Sumter has always been a place of cultural diversity. In the US Census of 1850, five years after the town of Sumterville was incorporated, the population was divided about 60/40 between citizens of European origin and those of African descent. Slaves began to be emancipated as early as 1783, with some becoming quite prosperous. One notable example is William Ellison, who by 1848 had amassed a plantation encompassing nearly half of Stateburg, and according to Anne King Gregorie’s History of Sumter County, had a net worth of $80-$100,000—nearly $3 million in today’s money, certainly no small accomplishment!
Interestingly, Sumter’s demographic makeup hasn’t changed all that much since the census count of 160 years ago. Today, according to the 2010 Federal Census, we are not quite half white, not quite half black, and a little more than five percent Asian, Latino, or multiracial. Each group brings its own unique opportunities for celebration, education, and promotion of understanding and friendship among the races. In coming weeks, we have three festivals dedicated to the history and accomplishments of African-Americans in Sumter County.
This Saturday, April 6, 2013, Sumter’s Sankofa Connection presents its 7th Annual Cultural Festival. From 11 a.m. to 5 p.m. at Mt. Pisgah AME Church (corner of South Washington and Bartlette Streets), various ceremonies, performances and vendors will, in the words of event organizer Natalie Williams, “promote cultural awareness and stimulate historical learning.” The word “sankofa,” which comes from Ghana, means “remembering the past to build the future.”

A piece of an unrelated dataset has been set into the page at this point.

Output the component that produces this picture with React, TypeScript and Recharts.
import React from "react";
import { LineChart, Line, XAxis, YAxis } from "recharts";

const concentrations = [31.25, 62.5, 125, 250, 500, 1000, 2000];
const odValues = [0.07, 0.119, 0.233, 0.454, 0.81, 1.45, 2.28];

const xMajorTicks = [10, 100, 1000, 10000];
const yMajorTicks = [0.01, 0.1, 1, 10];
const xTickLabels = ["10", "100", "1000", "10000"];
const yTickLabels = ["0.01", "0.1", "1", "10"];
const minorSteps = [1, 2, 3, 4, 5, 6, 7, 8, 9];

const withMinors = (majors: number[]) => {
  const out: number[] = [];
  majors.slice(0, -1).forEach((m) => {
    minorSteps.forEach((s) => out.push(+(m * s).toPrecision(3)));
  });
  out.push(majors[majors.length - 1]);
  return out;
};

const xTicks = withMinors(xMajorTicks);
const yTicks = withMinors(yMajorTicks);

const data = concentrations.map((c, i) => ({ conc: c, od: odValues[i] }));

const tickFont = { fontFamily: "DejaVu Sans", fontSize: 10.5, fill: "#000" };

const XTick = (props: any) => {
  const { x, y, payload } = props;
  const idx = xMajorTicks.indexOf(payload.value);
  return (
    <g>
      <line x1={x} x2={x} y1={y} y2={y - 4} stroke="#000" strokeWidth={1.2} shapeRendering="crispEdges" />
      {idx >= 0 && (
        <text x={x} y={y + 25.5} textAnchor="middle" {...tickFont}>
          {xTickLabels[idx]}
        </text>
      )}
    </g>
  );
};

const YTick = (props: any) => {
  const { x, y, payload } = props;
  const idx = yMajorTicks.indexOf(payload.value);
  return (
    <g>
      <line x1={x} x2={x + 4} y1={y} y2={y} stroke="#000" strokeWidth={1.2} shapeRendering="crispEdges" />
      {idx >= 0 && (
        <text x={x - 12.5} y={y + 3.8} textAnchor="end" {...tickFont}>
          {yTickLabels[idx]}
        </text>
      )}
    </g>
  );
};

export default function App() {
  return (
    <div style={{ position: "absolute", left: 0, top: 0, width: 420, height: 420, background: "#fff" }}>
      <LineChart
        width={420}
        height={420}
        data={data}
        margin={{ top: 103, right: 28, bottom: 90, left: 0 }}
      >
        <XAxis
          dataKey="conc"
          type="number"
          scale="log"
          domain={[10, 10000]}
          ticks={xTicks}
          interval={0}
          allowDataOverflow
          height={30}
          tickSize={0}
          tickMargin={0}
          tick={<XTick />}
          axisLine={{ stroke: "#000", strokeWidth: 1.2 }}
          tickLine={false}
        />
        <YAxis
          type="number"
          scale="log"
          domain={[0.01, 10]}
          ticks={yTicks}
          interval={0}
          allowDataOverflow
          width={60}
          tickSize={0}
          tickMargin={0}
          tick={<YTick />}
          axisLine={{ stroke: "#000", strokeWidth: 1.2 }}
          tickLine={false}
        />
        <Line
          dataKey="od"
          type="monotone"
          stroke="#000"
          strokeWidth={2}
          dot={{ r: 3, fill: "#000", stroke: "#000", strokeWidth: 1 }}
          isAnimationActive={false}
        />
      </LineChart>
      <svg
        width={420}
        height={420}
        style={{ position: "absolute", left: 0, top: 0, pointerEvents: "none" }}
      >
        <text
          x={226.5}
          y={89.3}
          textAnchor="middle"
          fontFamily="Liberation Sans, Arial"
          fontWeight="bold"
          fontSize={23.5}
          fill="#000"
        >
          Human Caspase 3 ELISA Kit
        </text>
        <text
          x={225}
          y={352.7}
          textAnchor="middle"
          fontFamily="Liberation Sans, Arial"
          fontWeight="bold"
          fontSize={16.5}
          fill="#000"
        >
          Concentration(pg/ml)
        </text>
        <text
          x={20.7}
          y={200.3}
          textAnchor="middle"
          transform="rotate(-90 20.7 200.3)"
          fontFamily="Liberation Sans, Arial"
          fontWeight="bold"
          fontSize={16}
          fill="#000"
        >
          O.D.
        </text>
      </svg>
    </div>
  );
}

Members of the Ibile Drummers will introduce the Festival Queens, Nefertiti, Tiye, Ethiopia’s Candaces, Nzhinga, Hatshepsut, and Makeda. A couple of these names may be familiar to history students—Hatshepsut ruled as ancient Egypt’s most powerful female Pharaoh, and Makeda is otherwise known as the Queen of Sheba.
Following the ceremonial greeting of the queens, the festival gets underway with African drumming and dancing, performances by Dreamworks Dance Studio, the Crestwood High School Band, poet William Nesmith, and dancers representing the Thai and Filipino cultures. And because a festival is just not a festival without foods to try and things to buy, there will also be handmade African dolls, traditional African attire, and several food vendors—one featuring authentic Gullah dishes. Among the exhibitors will be the South Carolina State Museum. Participants will even provide dance lessons and an opportunity to learn a few words of Swahili!

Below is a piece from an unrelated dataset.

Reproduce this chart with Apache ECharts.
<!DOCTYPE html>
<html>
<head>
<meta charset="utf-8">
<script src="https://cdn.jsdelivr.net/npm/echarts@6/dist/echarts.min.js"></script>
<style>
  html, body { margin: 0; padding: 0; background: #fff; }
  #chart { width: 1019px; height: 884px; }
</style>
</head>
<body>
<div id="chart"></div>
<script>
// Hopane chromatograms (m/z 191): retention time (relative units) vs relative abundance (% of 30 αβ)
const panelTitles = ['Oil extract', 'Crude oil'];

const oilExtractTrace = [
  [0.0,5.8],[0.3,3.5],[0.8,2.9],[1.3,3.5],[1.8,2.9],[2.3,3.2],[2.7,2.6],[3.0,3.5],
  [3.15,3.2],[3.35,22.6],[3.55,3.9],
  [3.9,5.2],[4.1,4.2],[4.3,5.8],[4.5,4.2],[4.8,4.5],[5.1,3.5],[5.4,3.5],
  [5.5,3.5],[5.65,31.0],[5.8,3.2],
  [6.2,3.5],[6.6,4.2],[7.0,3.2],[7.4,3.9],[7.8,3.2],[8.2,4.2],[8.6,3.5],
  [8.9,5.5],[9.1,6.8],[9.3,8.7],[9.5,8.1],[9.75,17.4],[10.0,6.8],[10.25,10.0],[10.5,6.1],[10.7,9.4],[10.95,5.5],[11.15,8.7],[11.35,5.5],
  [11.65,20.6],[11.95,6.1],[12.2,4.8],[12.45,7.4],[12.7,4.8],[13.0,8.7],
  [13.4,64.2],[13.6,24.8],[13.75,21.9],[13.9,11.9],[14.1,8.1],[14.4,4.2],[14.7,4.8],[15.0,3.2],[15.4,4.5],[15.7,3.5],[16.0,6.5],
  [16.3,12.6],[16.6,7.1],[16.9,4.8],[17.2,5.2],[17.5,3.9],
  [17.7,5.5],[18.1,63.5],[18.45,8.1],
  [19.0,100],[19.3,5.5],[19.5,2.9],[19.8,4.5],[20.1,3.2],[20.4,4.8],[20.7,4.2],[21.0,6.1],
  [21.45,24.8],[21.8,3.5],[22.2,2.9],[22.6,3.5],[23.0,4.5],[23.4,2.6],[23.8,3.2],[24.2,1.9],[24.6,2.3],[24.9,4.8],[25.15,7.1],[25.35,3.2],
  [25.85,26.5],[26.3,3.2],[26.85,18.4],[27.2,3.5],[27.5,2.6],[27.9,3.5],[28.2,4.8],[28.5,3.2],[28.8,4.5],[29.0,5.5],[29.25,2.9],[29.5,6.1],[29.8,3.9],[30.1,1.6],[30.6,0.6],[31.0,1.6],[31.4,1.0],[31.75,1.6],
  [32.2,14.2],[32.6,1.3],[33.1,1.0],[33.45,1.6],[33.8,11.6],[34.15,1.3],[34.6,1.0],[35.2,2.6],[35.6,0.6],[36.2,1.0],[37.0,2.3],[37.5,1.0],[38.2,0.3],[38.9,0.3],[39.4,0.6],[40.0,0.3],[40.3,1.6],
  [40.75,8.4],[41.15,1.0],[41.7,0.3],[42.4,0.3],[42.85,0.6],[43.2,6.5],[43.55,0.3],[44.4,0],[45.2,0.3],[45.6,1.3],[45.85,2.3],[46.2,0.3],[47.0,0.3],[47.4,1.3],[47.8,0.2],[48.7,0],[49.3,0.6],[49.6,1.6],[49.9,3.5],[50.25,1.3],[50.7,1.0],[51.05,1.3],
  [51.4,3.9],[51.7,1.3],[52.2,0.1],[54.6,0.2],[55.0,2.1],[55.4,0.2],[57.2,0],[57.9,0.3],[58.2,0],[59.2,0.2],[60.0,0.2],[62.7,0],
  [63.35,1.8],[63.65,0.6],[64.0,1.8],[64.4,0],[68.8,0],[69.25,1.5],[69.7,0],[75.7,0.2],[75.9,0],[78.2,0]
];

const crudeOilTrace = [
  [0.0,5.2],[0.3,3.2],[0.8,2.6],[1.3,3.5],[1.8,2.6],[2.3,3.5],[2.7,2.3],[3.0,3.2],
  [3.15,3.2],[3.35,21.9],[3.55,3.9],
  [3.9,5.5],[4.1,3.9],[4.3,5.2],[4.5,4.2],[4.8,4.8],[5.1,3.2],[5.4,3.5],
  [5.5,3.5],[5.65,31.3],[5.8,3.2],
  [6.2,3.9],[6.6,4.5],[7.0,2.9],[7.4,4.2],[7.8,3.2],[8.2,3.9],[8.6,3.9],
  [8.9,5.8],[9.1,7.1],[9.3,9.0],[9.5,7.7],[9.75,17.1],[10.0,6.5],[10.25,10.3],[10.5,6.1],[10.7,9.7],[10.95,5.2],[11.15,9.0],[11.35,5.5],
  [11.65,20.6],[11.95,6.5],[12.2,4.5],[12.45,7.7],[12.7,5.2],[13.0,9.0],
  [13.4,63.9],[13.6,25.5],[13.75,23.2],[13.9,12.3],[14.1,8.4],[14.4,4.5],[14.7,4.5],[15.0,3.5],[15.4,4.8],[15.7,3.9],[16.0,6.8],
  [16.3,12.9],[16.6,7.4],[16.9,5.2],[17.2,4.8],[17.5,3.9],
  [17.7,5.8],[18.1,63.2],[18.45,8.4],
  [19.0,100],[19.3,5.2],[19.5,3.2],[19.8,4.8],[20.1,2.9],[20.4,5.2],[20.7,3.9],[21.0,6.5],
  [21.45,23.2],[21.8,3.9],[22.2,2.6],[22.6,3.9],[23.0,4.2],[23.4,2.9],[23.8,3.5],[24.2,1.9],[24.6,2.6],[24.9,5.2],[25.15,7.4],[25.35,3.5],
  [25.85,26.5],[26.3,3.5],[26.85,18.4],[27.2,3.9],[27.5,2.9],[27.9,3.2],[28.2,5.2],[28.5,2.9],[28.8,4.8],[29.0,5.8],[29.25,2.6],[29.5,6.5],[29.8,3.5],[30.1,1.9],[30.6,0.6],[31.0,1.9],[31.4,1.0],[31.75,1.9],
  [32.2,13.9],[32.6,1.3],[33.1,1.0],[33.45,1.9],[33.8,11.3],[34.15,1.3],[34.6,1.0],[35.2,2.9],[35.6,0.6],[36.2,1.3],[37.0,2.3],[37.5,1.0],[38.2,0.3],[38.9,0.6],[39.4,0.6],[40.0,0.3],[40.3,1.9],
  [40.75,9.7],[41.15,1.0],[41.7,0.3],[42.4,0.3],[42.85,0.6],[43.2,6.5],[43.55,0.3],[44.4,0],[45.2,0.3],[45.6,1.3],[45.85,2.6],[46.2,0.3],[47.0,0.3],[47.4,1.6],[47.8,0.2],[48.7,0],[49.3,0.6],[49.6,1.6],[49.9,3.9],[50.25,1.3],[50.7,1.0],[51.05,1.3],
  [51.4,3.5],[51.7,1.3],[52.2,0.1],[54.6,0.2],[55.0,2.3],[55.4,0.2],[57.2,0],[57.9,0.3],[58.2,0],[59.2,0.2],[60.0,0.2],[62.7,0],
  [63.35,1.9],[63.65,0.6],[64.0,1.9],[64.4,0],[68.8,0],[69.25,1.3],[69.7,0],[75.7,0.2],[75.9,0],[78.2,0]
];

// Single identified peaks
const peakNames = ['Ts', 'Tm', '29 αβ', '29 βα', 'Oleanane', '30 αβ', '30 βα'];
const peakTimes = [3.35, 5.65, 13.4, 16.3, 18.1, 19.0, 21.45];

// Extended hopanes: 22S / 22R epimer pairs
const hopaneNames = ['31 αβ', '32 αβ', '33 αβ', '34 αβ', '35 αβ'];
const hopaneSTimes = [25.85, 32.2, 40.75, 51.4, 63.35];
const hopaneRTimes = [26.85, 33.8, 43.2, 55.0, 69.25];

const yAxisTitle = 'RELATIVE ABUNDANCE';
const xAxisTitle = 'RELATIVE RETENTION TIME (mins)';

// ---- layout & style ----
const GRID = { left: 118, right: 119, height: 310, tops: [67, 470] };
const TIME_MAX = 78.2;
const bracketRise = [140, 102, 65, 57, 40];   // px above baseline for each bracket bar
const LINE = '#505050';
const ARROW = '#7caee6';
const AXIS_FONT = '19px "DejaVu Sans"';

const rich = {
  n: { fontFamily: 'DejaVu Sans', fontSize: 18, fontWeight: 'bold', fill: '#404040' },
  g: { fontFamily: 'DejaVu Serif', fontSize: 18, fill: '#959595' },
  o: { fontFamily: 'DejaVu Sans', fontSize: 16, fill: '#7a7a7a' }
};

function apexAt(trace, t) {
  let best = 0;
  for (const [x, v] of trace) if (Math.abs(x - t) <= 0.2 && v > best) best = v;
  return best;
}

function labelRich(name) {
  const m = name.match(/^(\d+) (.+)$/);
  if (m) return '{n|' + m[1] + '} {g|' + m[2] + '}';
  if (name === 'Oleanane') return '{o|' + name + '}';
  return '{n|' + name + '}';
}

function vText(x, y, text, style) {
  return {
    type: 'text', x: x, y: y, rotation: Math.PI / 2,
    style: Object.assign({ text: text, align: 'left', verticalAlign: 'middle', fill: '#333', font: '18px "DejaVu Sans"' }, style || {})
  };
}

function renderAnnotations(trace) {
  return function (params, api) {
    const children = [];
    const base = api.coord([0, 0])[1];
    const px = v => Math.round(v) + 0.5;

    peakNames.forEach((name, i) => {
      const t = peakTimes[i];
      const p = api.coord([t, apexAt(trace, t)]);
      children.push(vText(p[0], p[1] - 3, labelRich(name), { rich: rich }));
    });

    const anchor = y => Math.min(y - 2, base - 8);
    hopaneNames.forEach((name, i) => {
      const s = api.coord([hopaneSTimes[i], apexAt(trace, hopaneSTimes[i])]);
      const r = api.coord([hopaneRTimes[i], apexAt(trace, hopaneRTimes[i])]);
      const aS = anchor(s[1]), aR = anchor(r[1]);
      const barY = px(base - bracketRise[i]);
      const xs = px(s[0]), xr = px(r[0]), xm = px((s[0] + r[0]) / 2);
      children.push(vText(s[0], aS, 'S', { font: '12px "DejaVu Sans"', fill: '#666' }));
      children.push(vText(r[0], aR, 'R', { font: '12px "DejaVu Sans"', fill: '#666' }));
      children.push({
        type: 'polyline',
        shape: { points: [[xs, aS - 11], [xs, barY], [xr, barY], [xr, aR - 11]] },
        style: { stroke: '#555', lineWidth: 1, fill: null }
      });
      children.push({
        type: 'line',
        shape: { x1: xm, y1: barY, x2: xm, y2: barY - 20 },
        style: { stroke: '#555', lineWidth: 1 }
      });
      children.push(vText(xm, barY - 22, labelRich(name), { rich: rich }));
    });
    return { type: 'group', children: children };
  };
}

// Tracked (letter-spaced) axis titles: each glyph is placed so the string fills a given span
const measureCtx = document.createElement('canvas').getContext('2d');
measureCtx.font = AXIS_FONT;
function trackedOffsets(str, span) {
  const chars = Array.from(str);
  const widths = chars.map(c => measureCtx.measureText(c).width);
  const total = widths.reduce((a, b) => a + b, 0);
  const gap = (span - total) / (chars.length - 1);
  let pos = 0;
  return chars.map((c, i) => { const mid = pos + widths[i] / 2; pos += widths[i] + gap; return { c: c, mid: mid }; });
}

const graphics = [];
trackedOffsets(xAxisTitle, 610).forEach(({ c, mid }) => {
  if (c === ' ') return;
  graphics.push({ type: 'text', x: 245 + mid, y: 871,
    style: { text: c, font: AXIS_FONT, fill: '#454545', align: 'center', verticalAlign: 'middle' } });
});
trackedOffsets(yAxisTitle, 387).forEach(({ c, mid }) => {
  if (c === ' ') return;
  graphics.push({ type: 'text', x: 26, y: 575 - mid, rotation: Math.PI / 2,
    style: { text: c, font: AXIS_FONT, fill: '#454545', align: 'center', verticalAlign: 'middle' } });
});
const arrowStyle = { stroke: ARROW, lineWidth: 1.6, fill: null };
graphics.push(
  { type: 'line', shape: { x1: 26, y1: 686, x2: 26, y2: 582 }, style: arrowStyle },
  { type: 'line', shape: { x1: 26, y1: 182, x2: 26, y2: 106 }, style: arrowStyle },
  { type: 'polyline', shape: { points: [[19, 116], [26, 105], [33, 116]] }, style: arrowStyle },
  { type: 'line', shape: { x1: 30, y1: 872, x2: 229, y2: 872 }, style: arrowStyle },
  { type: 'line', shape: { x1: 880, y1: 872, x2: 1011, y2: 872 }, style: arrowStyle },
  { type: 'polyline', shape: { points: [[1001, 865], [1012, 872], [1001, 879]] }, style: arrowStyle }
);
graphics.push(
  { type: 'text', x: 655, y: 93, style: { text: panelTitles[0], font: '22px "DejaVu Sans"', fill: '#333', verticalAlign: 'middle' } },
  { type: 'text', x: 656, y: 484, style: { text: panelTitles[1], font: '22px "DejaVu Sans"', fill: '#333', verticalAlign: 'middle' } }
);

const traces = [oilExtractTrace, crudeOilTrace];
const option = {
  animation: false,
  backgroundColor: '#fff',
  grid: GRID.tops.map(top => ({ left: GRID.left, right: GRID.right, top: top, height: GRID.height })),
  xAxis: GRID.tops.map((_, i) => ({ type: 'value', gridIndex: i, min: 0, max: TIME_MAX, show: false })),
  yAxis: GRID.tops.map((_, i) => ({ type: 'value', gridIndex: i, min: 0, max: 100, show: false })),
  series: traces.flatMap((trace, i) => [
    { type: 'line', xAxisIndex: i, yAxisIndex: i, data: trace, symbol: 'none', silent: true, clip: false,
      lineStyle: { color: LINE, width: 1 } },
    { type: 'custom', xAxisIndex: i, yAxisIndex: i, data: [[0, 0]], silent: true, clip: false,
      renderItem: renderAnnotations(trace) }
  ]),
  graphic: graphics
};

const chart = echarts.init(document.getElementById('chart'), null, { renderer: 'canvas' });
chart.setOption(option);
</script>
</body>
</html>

Admission to the festival is free; refreshments will be for sale—and be sure to bring a lawn chair, as there will be plenty to watch! Mt. Pisgah AME Church is located at 217 West Bartlette Street. For more information, please call Ms. Natalie Williams at (803) 406-0832.
No time to settle after this event, because the following weekend will be the annual Festival on the Avenue, held on Manning Avenue in South Sumter. From April 11-13, there will be a golf tournament, Living Museum, a large parade, and “A Taste of Soul on the Avenue,” along with live music (jazz, soul, and gospel), lots of food, crafts, merchandise, and educational exhibits for the entire family. Admission is free. For more info, please call (803) 436-2276, (803) 775-4032 or check it out online.
There. Now you can rest for a moment (actually, a couple of weeks!) before the action starts again with “The Black Cowboy: Man or Myth?” African-American Cultural Festival at Greenfield Farms in Rembert. Sponsored by the Black Cultural Enlightment Society, this year’s event will run from May 2 to May 5. The 16th annual tribute to the untold story of those men who helped settle America’s western frontier will feature workshops (including showing how to prepare cracklins or make your own soap), seminars, farrier and blacksmithing demonstrations, storytelling, and a documentary screening. But aside from the fascinating educational opportunities, there’s also a lot of pure fun to be had, including a fish fry, Cowboy Breakfast, trail ride, line dancing, and a Western Dinner and Dance on Friday, May 3 from 7 p.m. until 1 a.m. Horse shows, arts and crafts, music, African drums and dance, food (including chitlins, greens, cornbread, and sweet potato pie), kids’ entertainment and more will round out the offerings.
Greenfield Farms is located at 4585 Spencer Road in Rembert, SC, 29128. Admission for adults begins at $15; tickets may be purchased online here. Campers are welcome. Get more info online, call (803) 499-9658, or e-mail firstname.lastname@example.org.
Sumter has always had the good fortune of being uniquely diverse, especially for a Southern town that began with its roots in the soil and the railroads. Join in the fun as we celebrate the cosmopolitan community that we are today!